To remove the peel and seeds: Blend the tomatoes in a food processor or grinder and strain the pulp to get rid of the chunky bits. Keep in mind that doing this will result in a lesser yield of tomato jam at the end.
How to Serve Homemade Tomato Jam
This tomato jam is typically made to go alongside biryani in my hometown of Kayalpatnam. The sweetness pairs perfectly with a spicy meal! I had it spread on a cracker and it was delicious, and I bet it would be the same on a piece of toast. Anything you spread jam on, you can spread this on as well!
How to STore Homemade Tomato Jam
You can leave it out in room temperature if it is just for a day or two, but I recommend storing it in the fridge if you want to keep it for longer. Since we’re not sterilizing jars or adding another preservatives, its best to use this jam up within a week or two.
Check out this short video on how to make this super easy tomato jam:
Here’s the detailed step-by-step guide to making homemade tomato jam:
2-Ingredient Tomato Jam Recipe
Prep Time: 10 min
Cook Time: 20-30 min
Step 1: Chop tomatoes and start cooking.
- 1.25kg ripe tomatoes
- Cut the tomatoes up into medium-sized chunks.

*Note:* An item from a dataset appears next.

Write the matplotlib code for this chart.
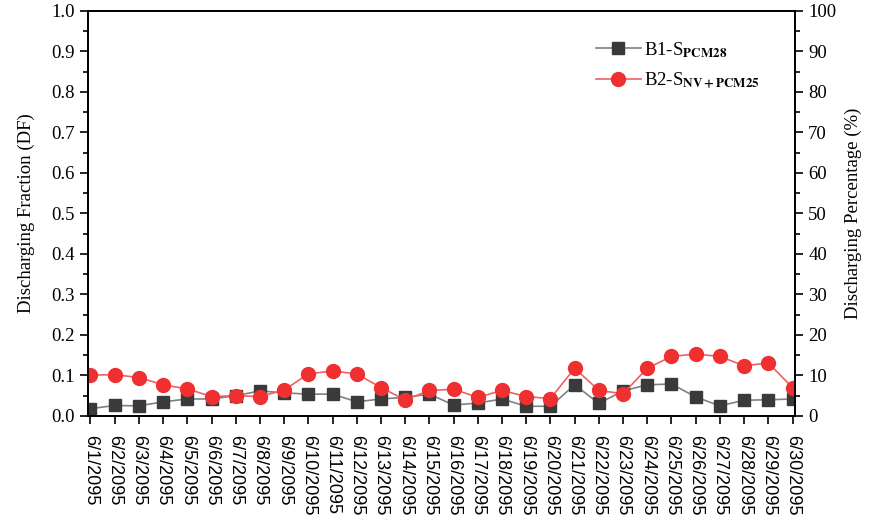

It doesn’t have to be perfect but make them similar in size.
- Place the sliced tomatoes on a pan over medium heat and bring them up to a boil. Then let them simmer until most of the liquid has evaporated.
Step 2: Add sugar.
- 450g sugar
- Add the sugar and let it all melt. The mixture will become watery again.
- Once again, let it simmer, mixing regularly, until the liquid reduces and reaches a jam-like consistency.
Note: The jam will thicken slightly as it cools.
Step 3: Garnish (optional but recommended).
- 1/8 cup cashews,
- 1/8 cup raisins,
- 1-2 tbsp oil/butter/ghee
- Heat the oil or butter up in a small pan and add the cashews. Fry them until they gain some colour and remove.
- Repeat the same process with the raisins.
- Mix both into the jam, and it’s done!
– See above or click here for notes on how to get rid of the peel and seeds (if you want a completely smooth jam).
– Recipe can be scaled according to your preference.